Antes de hacerse con la jefatura del Estado, los talibanes podían concentrarse en las cuestiones relacionadas con la justicia. En este ámbito, el simple hecho de hacerlo mejor que los gobiernos de Hamid Karzai y luego de Ashraf Ghani, cuya desidia era manifiesta, les garantizaba el favor popular (2). Pero la estrategia insurreccional, que consistía en ignorar los numerosos problemas políticos, sociales y económicos para los que no tenían respuestas, ya no es posible. Actualmente, los afganos no solo necesitan a los líderes del movimiento para resolver disputas por la tierra o para denunciar robos o asesinatos, la población también les reclama políticas que satisfagan sus necesidades básicas: alimentar a sus familias, escolarizar a sus hijos, recibir atención médica o conseguir un empleo. Todas estas son cuestiones que los líderes afganos habían desatendido hasta la fecha. Por ello necesitan nuevos planteamientos. Sobre todo, porque ahora ya no ejercen el control solo sobre zonas rurales, donde su ideología conservadora y patriarcal encontraba una respuesta favorable, sino también sobre zonas urbanas y la región chií de Hazarajat, lugares particularmente reacios a su regreso al poder.
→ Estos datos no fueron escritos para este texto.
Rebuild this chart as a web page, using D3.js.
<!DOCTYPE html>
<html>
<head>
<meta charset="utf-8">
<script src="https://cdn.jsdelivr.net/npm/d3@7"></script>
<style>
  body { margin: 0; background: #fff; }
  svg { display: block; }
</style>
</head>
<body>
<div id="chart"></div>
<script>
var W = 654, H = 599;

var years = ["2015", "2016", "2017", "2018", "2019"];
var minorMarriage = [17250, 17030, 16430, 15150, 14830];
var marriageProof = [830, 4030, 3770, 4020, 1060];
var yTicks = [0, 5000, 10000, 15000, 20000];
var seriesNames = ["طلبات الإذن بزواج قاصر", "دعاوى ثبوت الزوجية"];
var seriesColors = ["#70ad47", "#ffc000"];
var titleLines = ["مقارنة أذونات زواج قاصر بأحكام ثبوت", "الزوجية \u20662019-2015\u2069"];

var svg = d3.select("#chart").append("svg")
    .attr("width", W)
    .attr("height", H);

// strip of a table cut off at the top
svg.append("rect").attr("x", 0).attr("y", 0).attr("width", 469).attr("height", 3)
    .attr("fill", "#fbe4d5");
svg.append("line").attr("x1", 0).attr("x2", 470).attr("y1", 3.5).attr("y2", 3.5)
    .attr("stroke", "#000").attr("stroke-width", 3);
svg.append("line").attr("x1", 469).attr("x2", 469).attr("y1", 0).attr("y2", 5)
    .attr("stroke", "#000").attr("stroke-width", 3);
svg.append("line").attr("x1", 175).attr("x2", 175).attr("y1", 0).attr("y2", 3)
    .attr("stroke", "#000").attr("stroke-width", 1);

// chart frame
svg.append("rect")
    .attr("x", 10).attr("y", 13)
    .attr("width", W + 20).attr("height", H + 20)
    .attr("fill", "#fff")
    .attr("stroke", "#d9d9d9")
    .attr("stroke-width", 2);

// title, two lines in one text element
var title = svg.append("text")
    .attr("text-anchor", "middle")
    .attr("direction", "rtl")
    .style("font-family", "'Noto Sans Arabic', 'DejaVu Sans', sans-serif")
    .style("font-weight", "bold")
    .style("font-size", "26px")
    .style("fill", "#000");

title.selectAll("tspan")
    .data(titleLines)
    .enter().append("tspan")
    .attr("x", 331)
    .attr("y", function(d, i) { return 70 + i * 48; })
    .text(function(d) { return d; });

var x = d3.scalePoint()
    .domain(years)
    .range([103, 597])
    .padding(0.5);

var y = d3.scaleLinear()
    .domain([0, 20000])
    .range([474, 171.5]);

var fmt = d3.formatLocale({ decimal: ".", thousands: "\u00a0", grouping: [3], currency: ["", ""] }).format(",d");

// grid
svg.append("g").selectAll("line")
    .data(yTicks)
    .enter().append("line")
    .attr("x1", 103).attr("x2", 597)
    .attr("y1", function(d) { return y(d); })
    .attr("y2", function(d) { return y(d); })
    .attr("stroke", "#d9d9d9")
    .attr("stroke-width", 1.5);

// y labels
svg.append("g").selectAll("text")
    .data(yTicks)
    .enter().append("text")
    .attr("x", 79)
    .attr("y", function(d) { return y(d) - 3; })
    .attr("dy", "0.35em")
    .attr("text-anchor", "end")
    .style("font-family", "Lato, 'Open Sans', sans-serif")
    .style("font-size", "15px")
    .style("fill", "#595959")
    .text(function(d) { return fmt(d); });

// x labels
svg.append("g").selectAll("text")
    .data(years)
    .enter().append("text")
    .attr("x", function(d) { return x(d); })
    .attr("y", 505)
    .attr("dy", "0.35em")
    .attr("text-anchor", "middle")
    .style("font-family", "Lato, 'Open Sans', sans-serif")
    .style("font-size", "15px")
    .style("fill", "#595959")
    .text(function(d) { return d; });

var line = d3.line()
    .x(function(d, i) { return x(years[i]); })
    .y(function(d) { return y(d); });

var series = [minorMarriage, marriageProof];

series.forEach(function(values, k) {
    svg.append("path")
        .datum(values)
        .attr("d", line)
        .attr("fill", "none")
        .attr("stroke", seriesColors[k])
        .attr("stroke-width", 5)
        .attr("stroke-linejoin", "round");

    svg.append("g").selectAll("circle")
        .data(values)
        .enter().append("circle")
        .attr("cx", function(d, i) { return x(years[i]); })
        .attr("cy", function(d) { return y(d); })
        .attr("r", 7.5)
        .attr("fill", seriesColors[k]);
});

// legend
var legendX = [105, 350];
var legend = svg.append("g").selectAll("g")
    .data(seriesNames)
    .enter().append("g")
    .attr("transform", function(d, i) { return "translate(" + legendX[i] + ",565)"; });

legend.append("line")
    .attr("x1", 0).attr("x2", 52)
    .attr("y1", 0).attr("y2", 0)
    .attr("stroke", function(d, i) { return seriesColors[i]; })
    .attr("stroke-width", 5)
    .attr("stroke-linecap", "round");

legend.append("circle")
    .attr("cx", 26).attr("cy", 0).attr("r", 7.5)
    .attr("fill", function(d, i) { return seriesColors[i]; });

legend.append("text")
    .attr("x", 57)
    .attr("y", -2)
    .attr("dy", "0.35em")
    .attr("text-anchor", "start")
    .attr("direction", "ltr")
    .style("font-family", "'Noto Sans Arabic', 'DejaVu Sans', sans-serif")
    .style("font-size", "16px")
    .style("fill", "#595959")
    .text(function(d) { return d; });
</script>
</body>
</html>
Los talibanes están implantando su nuevo régimen en un país exangüe tras cuarenta y tres años de guerra y dos décadas de gobiernos corruptos y nepotistas. La intervención internacional más importante de la historia apenas ha traído infraestructuras, ya que tres cuartas partes de los fondos desembolsados pasaron por Afganistán para luego volver a los países occidentales a través de dispositivos de subcontratación en cadena así como de la facturación de los costes operativos. En cuanto a la mayor parte del dinero realmente gastado en el país, gran parte fue malversada por los potentados del régimen. En vísperas de la toma de Kabul (15 de agosto de 2021), el presupuesto del gobierno de Ghani, equivalente a 6000 millones de dólares, continuaba dependiendo en gran medida de la ayuda internacional, y buena parte de los servicios esenciales estaban cubiertos por proyectos de cooperación internacional y de organizaciones no gubernamentales (ONG) financiados por países occidentales.
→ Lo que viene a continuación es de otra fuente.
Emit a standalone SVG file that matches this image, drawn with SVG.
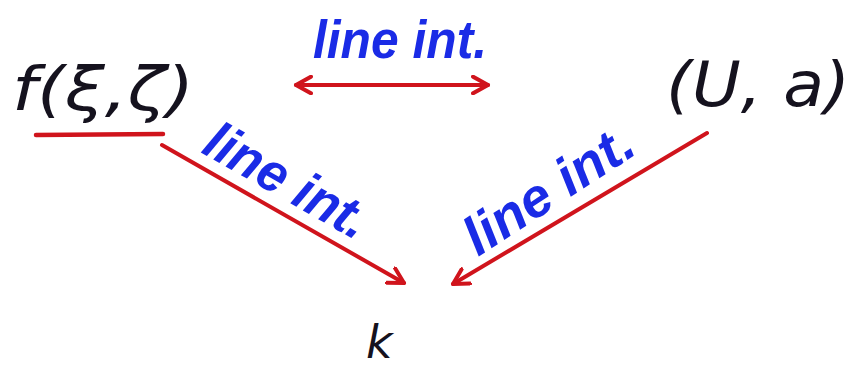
<svg xmlns="http://www.w3.org/2000/svg" width="858" height="369" viewBox="0 0 858 369">
<defs>
<marker id="head" viewBox="0 0 12 12" refX="10" refY="6" markerWidth="5" markerHeight="5" orient="auto-start-reverse" markerUnits="strokeWidth">
<path d="M1,1 L10,6 L1,11" fill="none" stroke="#d0141c" stroke-width="2.4" stroke-linecap="round" stroke-linejoin="round"/>
</marker>
</defs>
<style>
.math{font-family:"DejaVu Sans",sans-serif;font-style:oblique;fill:#15121e}
.lbl{font-family:"Liberation Sans",sans-serif;font-style:italic;font-weight:bold;fill:#1a2be6;font-size:54px}
.edge{stroke:#d0141c;stroke-width:4;fill:none;stroke-linecap:round}
</style>
<rect width="858" height="369" fill="#ffffff"/>
<g id="node-f">
<text class="math" x="12" y="110" font-size="60" textLength="182" lengthAdjust="spacingAndGlyphs">f(ξ,ζ)</text>
<line x1="36" y1="135" x2="163" y2="134" stroke="#d0141c" stroke-width="4.5" stroke-linecap="round"/>
</g>
<g id="node-Ua">
<text class="math" x="666" y="106" font-size="62" textLength="184" lengthAdjust="spacingAndGlyphs">(U, a)</text>
</g>
<g id="node-k">
<text class="math" x="366" y="358" font-size="46">k</text>
</g>
<g id="connectors">
<line class="edge" x1="296" y1="85" x2="488" y2="85" stroke-width="4.5" marker-start="url(#head)" marker-end="url(#head)"/>
<line class="edge" x1="162" y1="145" x2="404" y2="283" marker-end="url(#head)"/>
<line class="edge" x1="707" y1="133" x2="453" y2="284" marker-end="url(#head)"/>
</g>
<g id="labels">
<text class="lbl" x="313" y="58" textLength="174" lengthAdjust="spacingAndGlyphs">line int.</text>
<text class="lbl" x="200" y="152" transform="rotate(29.6 200 152)" textLength="180" lengthAdjust="spacingAndGlyphs">line int.</text>
<text class="lbl" x="478" y="257" transform="rotate(-33 478 257)" textLength="192" lengthAdjust="spacingAndGlyphs">line int.</text>
</g>
</svg>
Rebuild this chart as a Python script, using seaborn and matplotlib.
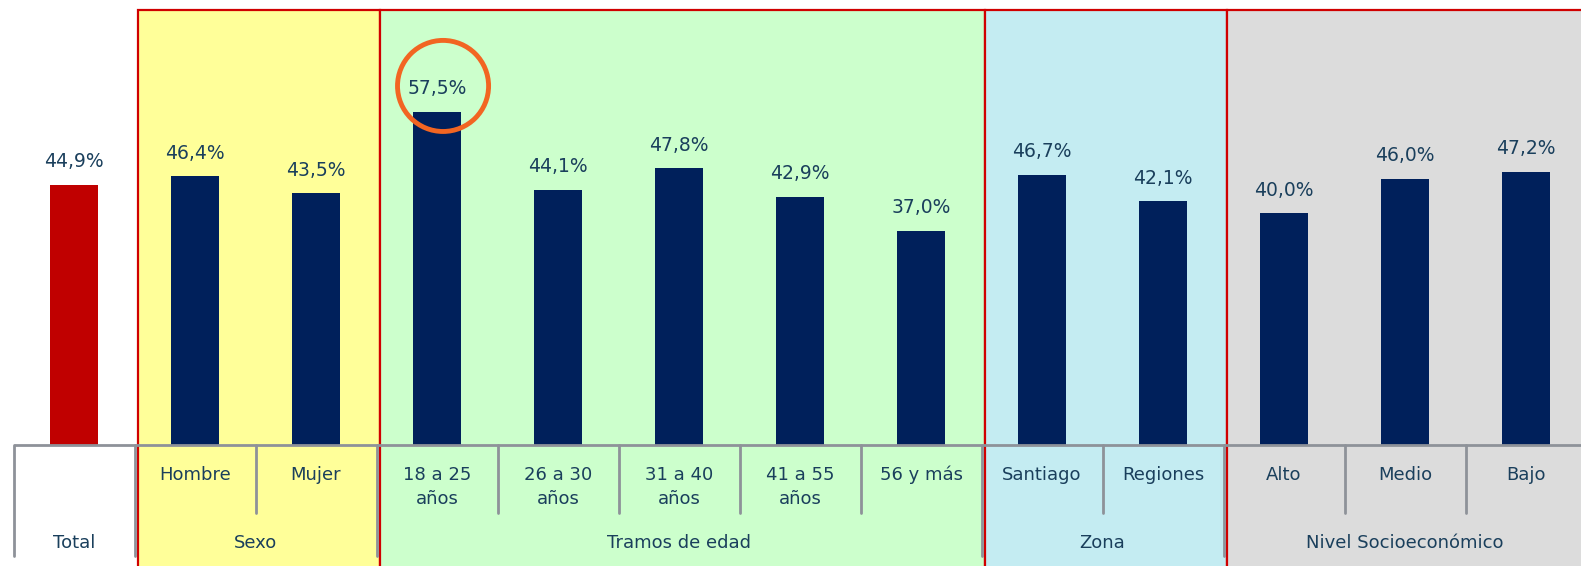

En este contexto, los talibanes se esfuerzan por mantener en funcionamiento una Administración diezmada, recurriendo a los ingresos aduaneros, en gran medida malversados en décadas anteriores. También están asegurándose de que el pequeño comercio pague algunos impuestos (antes ignorados). Por último, han aumentado los gravámenes sobre el tráfico de camiones, las recargas telefónicas y las exportaciones de carbón con destino a Pakistán. En un contexto de interrupción de la ayuda internacional, las nuevas autoridades consiguieron hacerse con un presupuesto equivalente a 2600 millones de dólares en 2022, es decir, 2,5 veces inferior al de los años precedentes. Aunque en septiembre de 2021 los talibanes mantuvieron en sus puestos a la mayoría de funcionarios, luego se han visto obligados a despedir a muchos por falta de fondos para pagarles las nóminas.
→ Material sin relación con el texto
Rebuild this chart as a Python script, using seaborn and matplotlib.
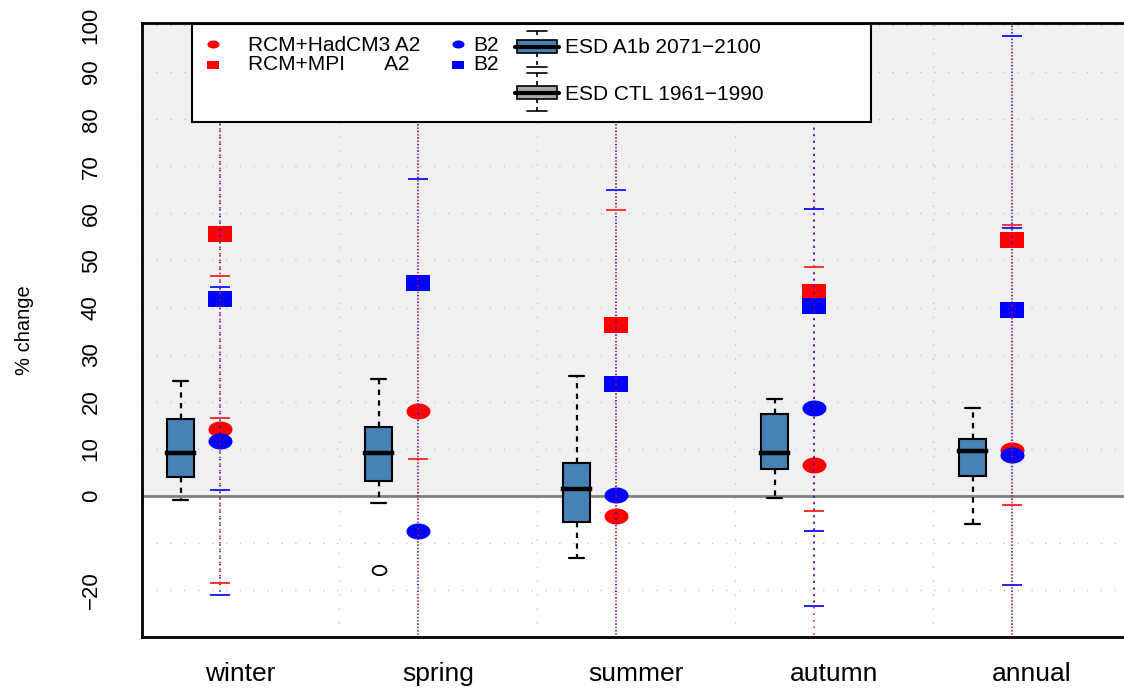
import numpy as np
import matplotlib
matplotlib.use("Agg")
import matplotlib.pyplot as plt
import seaborn as sns
from matplotlib.path import Path
from matplotlib.patches import Rectangle

# ---------------- data ----------------
seasons = ["winter", "spring", "summer", "autumn", "annual"]

# ESD A1b 2071-2100 box statistics (% change)
esd_whislo = [-0.9, -1.4, -13.2, -0.5, -6.0]
esd_q1 = [4.0, 3.3, -5.4, 5.7, 4.3]
esd_med = [9.1, 9.2, 1.6, 9.1, 9.6]
esd_q3 = [16.4, 14.7, 7.1, 17.4, 12.1]
esd_whishi = [24.5, 24.9, 25.4, 20.6, 18.8]
esd_fliers = [[], [-15.6], [], [], []]

# RCM results
had_a2 = [14.3, 18.0, -4.2, 6.6, 9.8]
had_b2 = [11.7, -7.3, 0.2, 18.8, 8.7]
mpi_a2 = [55.7, np.nan, 36.3, 43.3, 54.4]
mpi_b2 = [41.9, 45.2, 23.7, 40.4, 39.4]

# ranges (dotted lines) and range end marks
red_range_lo = [-18.5, -35.0, -35.0, -35.0, -35.0]
red_range_hi = [110.0, 110.0, 110.0, 110.0, 110.0]
blue_range_lo = [-21.0, -35.0, -35.0, -23.4, -35.0]
blue_range_hi = [110.0, 110.0, 110.0, 110.0, 110.0]
red_marks = [[46.8, 16.6, -18.5], [7.9], [60.7], [48.7, -3.1], [57.5, -1.8]]
blue_marks = [[44.3, 1.3, -21.0], [67.3], [65.0], [61.0, -7.5, -23.4], [97.6, 56.9, -18.8]]

ytick_vals = [-20, 0, 10, 20, 30, 40, 50, 60, 70, 80, 90, 100]

# ---------------- style ----------------
sns.set_theme(style="white")
plt.rcParams['font.family'] = ['Liberation Sans', 'DejaVu Sans']

W, H = 1124, 690
fig = plt.figure(figsize=(W / 100, H / 100), dpi=100)
ax = fig.add_axes([142 / W, 1 - 637 / H, (W - 142) / W, (637 - 23) / H])
ax.set_xlim(-0.495, 4.465)
ax.set_ylim(-29.9, 100.4)

ax.set_facecolor("white")
ax.axhspan(0, 100.4, color="#f0f0f0", lw=0, zorder=0)

# grid
ax.set_yticks(ytick_vals)
ax.set_yticks([-10], minor=True)
ax.set_xticks(range(len(seasons)))
ax.set_xticklabels(seasons)
ax.set_xticks([0.5, 1.5, 2.5, 3.5], minor=True)
grid_kw = dict(color="#c4c4c4", linestyle=(0, (1, 9)), linewidth=1)
ax.yaxis.grid(True, which="both", **grid_kw)
ax.xaxis.grid(True, which="minor", **grid_kw)
ax.xaxis.grid(False, which="major")
ax.set_axisbelow(True)

ax.axhline(0, color="#808080", lw=2, zorder=1.5)

# markers
theta = np.linspace(0, 2 * np.pi, 65)
ellipse = Path(np.column_stack([1.5 * np.cos(theta), np.sin(theta)]), closed=True)
rect = Path([(-1.45, -1), (1.45, -1), (1.45, 1), (-1.45, 1), (-1.45, -1)], closed=True)

xpos = np.arange(len(seasons))
box_pos = xpos - 0.30
pt_pos = xpos - 0.10

# boxes
stats = []
for i in range(len(seasons)):
    stats.append(dict(med=esd_med[i], q1=esd_q1[i], q3=esd_q3[i],
                      whislo=esd_whislo[i], whishi=esd_whishi[i],
                      fliers=esd_fliers[i]))
ax.bxp(stats, positions=box_pos, widths=0.136, capwidths=0.077,
       patch_artist=True, showfliers=True, manage_ticks=False,
       boxprops=dict(facecolor="#4682b4", edgecolor="black", linewidth=1.5),
       medianprops=dict(color="black", linewidth=3.2, solid_capstyle="projecting"),
       whiskerprops=dict(color="black", linewidth=1.6, linestyle=(0, (2.4, 2.4))),
       capprops=dict(color="black", linewidth=1.6),
       flierprops=dict(marker=ellipse, markersize=10, markerfacecolor="none",
                       markeredgecolor="black", markeredgewidth=1.3),
       zorder=3)

# points
sns.scatterplot(x=pt_pos, y=had_a2, marker=ellipse, s=298, color="red",
                linewidth=0, ax=ax, zorder=4)
sns.scatterplot(x=pt_pos, y=mpi_a2, marker=rect, s=275, color="red",
                linewidth=0, ax=ax, zorder=4)
sns.scatterplot(x=pt_pos, y=had_b2, marker=ellipse, s=298, color="blue",
                linewidth=0, ax=ax, zorder=4)
sns.scatterplot(x=pt_pos, y=mpi_b2, marker=rect, s=275, color="blue",
                linewidth=0, ax=ax, zorder=4)

# dotted ranges and marks
ax.vlines(pt_pos, red_range_lo, red_range_hi, colors="red", lw=1.1,
          linestyles=[(0, (1, 3.3))], zorder=5)
ax.vlines(pt_pos, blue_range_lo, blue_range_hi, colors="blue", lw=1.1,
          linestyles=[(2.15, (1, 3.3))], zorder=5)
rx = np.concatenate([[pt_pos[i]] * len(m) for i, m in enumerate(red_marks)])
ry = np.concatenate([m for m in red_marks])
bx = np.concatenate([[pt_pos[i]] * len(m) for i, m in enumerate(blue_marks)])
by = np.concatenate([m for m in blue_marks])
ax.plot(rx, ry, linestyle="none", marker="_", markersize=15, mew=1.4,
        color="#ff3030", zorder=5)
ax.plot(bx, by, linestyle="none", marker="_", markersize=15, mew=1.4,
        color="#2020ff", zorder=5)

# axes decoration
for s in ["left", "bottom", "top"]:
    ax.spines[s].set_visible(True)
    ax.spines[s].set_color("black")
    ax.spines[s].set_linewidth(2)
ax.spines["right"].set_visible(False)
ax.tick_params(axis="both", which="both", length=0)
ax.tick_params(axis="x", pad=18, labelsize=19, labelcolor="black")
ax.tick_params(axis="y", pad=29, labelsize=16, labelcolor="black")
for lab in ax.get_yticklabels():
    lab.set_rotation(90)
    lab.set_va("center")
    lab.set_ha("right")
ax.set_ylabel("% change", fontsize=14.5, color="black")
ax.yaxis.set_label_coords(-0.11, 0.5)

# ---------------- legend (drawn in pixel space) ----------------
lax = fig.add_axes([0, 0, 1, 1], zorder=5)
lax.set_xlim(0, W)
lax.set_ylim(H, 0)
lax.axis("off")
lax.add_patch(Rectangle((192, 24), 679, 98, facecolor="white",
                        edgecolor="black", lw=1.5, zorder=1))
lax.scatter([213], [44], marker=ellipse, s=75, color="red", lw=0, zorder=2)
lax.scatter([213], [65], marker=rect, s=63, color="red", lw=0, zorder=2)
lax.scatter([458], [44], marker=ellipse, s=75, color="blue", lw=0, zorder=2)
lax.scatter([458], [65], marker=rect, s=63, color="blue", lw=0, zorder=2)
tkw = dict(fontsize=15, color="black", va="baseline", ha="left", zorder=3)
lax.text(248, 51, "RCM+HadCM3 A2", **tkw)
lax.text(248, 70.5, "RCM+MPI       A2", **tkw)
lax.text(473, 51, "B2", **tkw)
lax.text(473, 70.5, "B2", **tkw)
lax.text(565, 53, "ESD A1b 2071\u22122100", **tkw)
lax.text(565, 100.5, "ESD CTL 1961\u22121990", **tkw)


def legend_box(y_top_cap, y_box_top, y_box_bot, y_med, y_bot_cap, fc):
    cx = 537
    lax.add_patch(Rectangle((517, y_box_top), 40, y_box_bot - y_box_top,
                            facecolor=fc, edgecolor="black", lw=1.2, zorder=2))
    lax.plot([515, 559], [y_med, y_med], color="black", lw=3, zorder=3)
    lax.plot([cx, cx], [y_top_cap, y_box_top], color="black", lw=1.2,
             linestyle=(0, (2.4, 2.4)), zorder=2)
    lax.plot([cx, cx], [y_box_bot, y_bot_cap], color="black", lw=1.2,
             linestyle=(0, (2.4, 2.4)), zorder=2)
    lax.plot([527, 547], [y_top_cap, y_top_cap], color="black", lw=1.2, zorder=2)
    lax.plot([527, 547], [y_bot_cap, y_bot_cap], color="black", lw=1.2, zorder=2)


legend_box(31, 40, 53, 47, 67, "#4682b4")
legend_box(73, 86, 99, 93, 111, "#aaaaaa")

fig.savefig("out.png", dpi=100)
Así pues, el Estado se ve limitado a sus funciones administrativas justo en el momento en que una hambruna histórica asola el país. Esta era de prever, habida cuenta de las sucesivas sequías de los últimos años. El 95% de los afganos vive ahora por debajo del umbral de la pobreza y la mitad de la población es incapaz de alimentarse adecuadamente. A todo ello hay que añadir el fuerte deterioro de la enseñanza y la sanidad, los dos únicos ámbitos en los que la intervención occidental había aportado avances significativos. Los talibanes no han llegado a elaborar nunca políticas reales en torno a estas cuestiones, a pesar del entusiasmo de la población afgana por las escuelas y las clínicas. Durante la guerra, la presión popular era tal que el movimiento talibán dejó finalmente de atacar estas infraestructuras a finales de la década de 2000. Es más, los talibanes permitieron que los donantes occidentales financiaran escuelas y clínicas en los territorios bajo su control, conformándose con plantar su bandera en la entrada e imponer algún cambio en el equipo de dirección. Ahora que están en el poder, tienen que suplir la marcha de las organizaciones vinculadas a los países occidentales, a pesar de que ni la educación ni la sanidad ocupan un lugar destacado en su lista de prioridades.